** start **

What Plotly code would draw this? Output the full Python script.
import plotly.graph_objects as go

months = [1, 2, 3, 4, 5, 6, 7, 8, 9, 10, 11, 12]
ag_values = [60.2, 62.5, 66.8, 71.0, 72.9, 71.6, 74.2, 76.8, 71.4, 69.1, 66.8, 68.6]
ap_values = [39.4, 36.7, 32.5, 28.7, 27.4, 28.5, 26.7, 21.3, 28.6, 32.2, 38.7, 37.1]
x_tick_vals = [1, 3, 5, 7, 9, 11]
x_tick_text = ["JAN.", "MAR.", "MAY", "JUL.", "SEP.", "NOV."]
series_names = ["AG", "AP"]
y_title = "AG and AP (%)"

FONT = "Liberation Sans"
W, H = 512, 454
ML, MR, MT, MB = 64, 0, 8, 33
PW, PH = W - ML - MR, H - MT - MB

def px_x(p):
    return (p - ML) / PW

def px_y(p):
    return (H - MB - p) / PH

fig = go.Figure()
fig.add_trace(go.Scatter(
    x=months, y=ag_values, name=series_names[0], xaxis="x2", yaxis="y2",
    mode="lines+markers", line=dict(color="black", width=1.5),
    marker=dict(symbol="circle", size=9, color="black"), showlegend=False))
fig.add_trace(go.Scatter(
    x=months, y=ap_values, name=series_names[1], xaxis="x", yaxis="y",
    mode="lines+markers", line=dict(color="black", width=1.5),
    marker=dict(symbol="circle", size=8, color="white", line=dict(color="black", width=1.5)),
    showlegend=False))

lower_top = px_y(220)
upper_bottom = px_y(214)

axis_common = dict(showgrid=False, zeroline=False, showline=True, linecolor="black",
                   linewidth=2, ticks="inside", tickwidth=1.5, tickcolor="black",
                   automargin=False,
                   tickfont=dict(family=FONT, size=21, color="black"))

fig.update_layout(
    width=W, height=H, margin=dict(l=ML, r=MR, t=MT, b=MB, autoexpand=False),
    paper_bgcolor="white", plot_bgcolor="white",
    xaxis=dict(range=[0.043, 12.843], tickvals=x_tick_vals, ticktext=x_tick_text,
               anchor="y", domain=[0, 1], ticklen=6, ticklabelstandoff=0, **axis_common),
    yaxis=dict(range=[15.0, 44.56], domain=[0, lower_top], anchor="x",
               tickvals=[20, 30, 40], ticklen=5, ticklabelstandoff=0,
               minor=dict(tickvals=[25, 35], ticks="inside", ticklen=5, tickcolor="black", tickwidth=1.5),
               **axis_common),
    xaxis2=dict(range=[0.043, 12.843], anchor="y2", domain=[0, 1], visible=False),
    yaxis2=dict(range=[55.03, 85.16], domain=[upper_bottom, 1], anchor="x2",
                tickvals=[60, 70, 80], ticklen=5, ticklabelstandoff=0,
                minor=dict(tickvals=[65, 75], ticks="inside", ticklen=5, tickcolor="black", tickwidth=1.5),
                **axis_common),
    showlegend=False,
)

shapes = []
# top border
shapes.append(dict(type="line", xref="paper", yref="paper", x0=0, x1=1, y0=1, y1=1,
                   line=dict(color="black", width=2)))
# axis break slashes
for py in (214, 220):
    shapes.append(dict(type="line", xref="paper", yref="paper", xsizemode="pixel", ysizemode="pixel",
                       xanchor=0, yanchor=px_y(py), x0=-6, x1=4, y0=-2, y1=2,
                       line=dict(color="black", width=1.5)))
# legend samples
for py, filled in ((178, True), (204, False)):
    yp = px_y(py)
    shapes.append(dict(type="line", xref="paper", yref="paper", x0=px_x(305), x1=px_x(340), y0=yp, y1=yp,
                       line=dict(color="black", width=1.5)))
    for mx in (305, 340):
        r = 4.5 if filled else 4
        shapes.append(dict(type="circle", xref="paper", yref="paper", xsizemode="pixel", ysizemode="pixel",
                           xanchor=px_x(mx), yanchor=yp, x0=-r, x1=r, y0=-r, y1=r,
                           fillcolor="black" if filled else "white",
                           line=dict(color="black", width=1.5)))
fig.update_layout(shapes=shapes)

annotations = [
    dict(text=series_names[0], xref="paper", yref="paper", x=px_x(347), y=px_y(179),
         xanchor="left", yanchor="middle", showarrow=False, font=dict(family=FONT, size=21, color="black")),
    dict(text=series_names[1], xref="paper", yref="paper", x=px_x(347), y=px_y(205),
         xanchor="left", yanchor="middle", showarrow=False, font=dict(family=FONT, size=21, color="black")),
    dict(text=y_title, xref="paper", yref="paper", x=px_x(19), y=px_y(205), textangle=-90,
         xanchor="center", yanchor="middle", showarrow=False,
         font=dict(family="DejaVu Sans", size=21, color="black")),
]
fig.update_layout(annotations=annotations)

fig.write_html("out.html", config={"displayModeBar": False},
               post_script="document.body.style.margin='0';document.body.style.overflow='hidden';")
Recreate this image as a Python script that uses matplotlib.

** end **

Return the whole listing exactly.

What Plotly code would draw this? Output the full Python script.
import plotly.graph_objects as go

months = [1, 2, 3, 4, 5, 6, 7, 8, 9, 10, 11, 12]
ag_values = [60.2, 62.5, 66.8, 71.0, 72.9, 71.6, 74.2, 76.8, 71.4, 69.1, 66.8, 68.6]
ap_values = [39.4, 36.7, 32.5, 28.7, 27.4, 28.5, 26.7, 21.3, 28.6, 32.2, 38.7, 37.1]
x_tick_vals = [1, 3, 5, 7, 9, 11]
x_tick_text = ["JAN.", "MAR.", "MAY", "JUL.", "SEP.", "NOV."]
series_names = ["AG", "AP"]
y_title = "AG and AP (%)"

FONT = "Liberation Sans"
W, H = 512, 454
ML, MR, MT, MB = 64, 0, 8, 33
PW, PH = W - ML - MR, H - MT - MB

def px_x(p):
    return (p - ML) / PW

def px_y(p):
    return (H - MB - p) / PH

fig = go.Figure()
fig.add_trace(go.Scatter(
    x=months, y=ag_values, name=series_names[0], xaxis="x2", yaxis="y2",
    mode="lines+markers", line=dict(color="black", width=1.5),
    marker=dict(symbol="circle", size=9, color="black"), showlegend=False))
fig.add_trace(go.Scatter(
    x=months, y=ap_values, name=series_names[1], xaxis="x", yaxis="y",
    mode="lines+markers", line=dict(color="black", width=1.5),
    marker=dict(symbol="circle", size=8, color="white", line=dict(color="black", width=1.5)),
    showlegend=False))

lower_top = px_y(220)
upper_bottom = px_y(214)

axis_common = dict(showgrid=False, zeroline=False, showline=True, linecolor="black",
                   linewidth=2, ticks="inside", tickwidth=1.5, tickcolor="black",
                   automargin=False,
                   tickfont=dict(family=FONT, size=21, color="black"))

fig.update_layout(
    width=W, height=H, margin=dict(l=ML, r=MR, t=MT, b=MB, autoexpand=False),
    paper_bgcolor="white", plot_bgcolor="white",
    xaxis=dict(range=[0.043, 12.843], tickvals=x_tick_vals, ticktext=x_tick_text,
               anchor="y", domain=[0, 1], ticklen=6, ticklabelstandoff=0, **axis_common),
    yaxis=dict(range=[15.0, 44.56], domain=[0, lower_top], anchor="x",
               tickvals=[20, 30, 40], ticklen=5, ticklabelstandoff=0,
               minor=dict(tickvals=[25, 35], ticks="inside", ticklen=5, tickcolor="black", tickwidth=1.5),
               **axis_common),
    xaxis2=dict(range=[0.043, 12.843], anchor="y2", domain=[0, 1], visible=False),
    yaxis2=dict(range=[55.03, 85.16], domain=[upper_bottom, 1], anchor="x2",
                tickvals=[60, 70, 80], ticklen=5, ticklabelstandoff=0,
                minor=dict(tickvals=[65, 75], ticks="inside", ticklen=5, tickcolor="black", tickwidth=1.5),
                **axis_common),
    showlegend=False,
)

shapes = []
# top border
shapes.append(dict(type="line", xref="paper", yref="paper", x0=0, x1=1, y0=1, y1=1,
                   line=dict(color="black", width=2)))
# axis break slashes
for py in (214, 220):
    shapes.append(dict(type="line", xref="paper", yref="paper", xsizemode="pixel", ysizemode="pixel",
                       xanchor=0, yanchor=px_y(py), x0=-6, x1=4, y0=-2, y1=2,
                       line=dict(color="black", width=1.5)))
# legend samples
for py, filled in ((178, True), (204, False)):
    yp = px_y(py)
    shapes.append(dict(type="line", xref="paper", yref="paper", x0=px_x(305), x1=px_x(340), y0=yp, y1=yp,
                       line=dict(color="black", width=1.5)))
    for mx in (305, 340):
        r = 4.5 if filled else 4
        shapes.append(dict(type="circle", xref="paper", yref="paper", xsizemode="pixel", ysizemode="pixel",
                           xanchor=px_x(mx), yanchor=yp, x0=-r, x1=r, y0=-r, y1=r,
                           fillcolor="black" if filled else "white",
                           line=dict(color="black", width=1.5)))
fig.update_layout(shapes=shapes)

annotations = [
    dict(text=series_names[0], xref="paper", yref="paper", x=px_x(347), y=px_y(179),
         xanchor="left", yanchor="middle", showarrow=False, font=dict(family=FONT, size=21, color="black")),
    dict(text=series_names[1], xref="paper", yref="paper", x=px_x(347), y=px_y(205),
         xanchor="left", yanchor="middle", showarrow=False, font=dict(family=FONT, size=21, color="black")),
    dict(text=y_title, xref="paper", yref="paper", x=px_x(19), y=px_y(205), textangle=-90,
         xanchor="center", yanchor="middle", showarrow=False,
         font=dict(family="DejaVu Sans", size=21, color="black")),
]
fig.update_layout(annotations=annotations)

fig.write_html("out.html", config={"displayModeBar": False},
               post_script="document.body.style.margin='0';document.body.style.overflow='hidden';")
Recreate this image as a Python script that uses matplotlib.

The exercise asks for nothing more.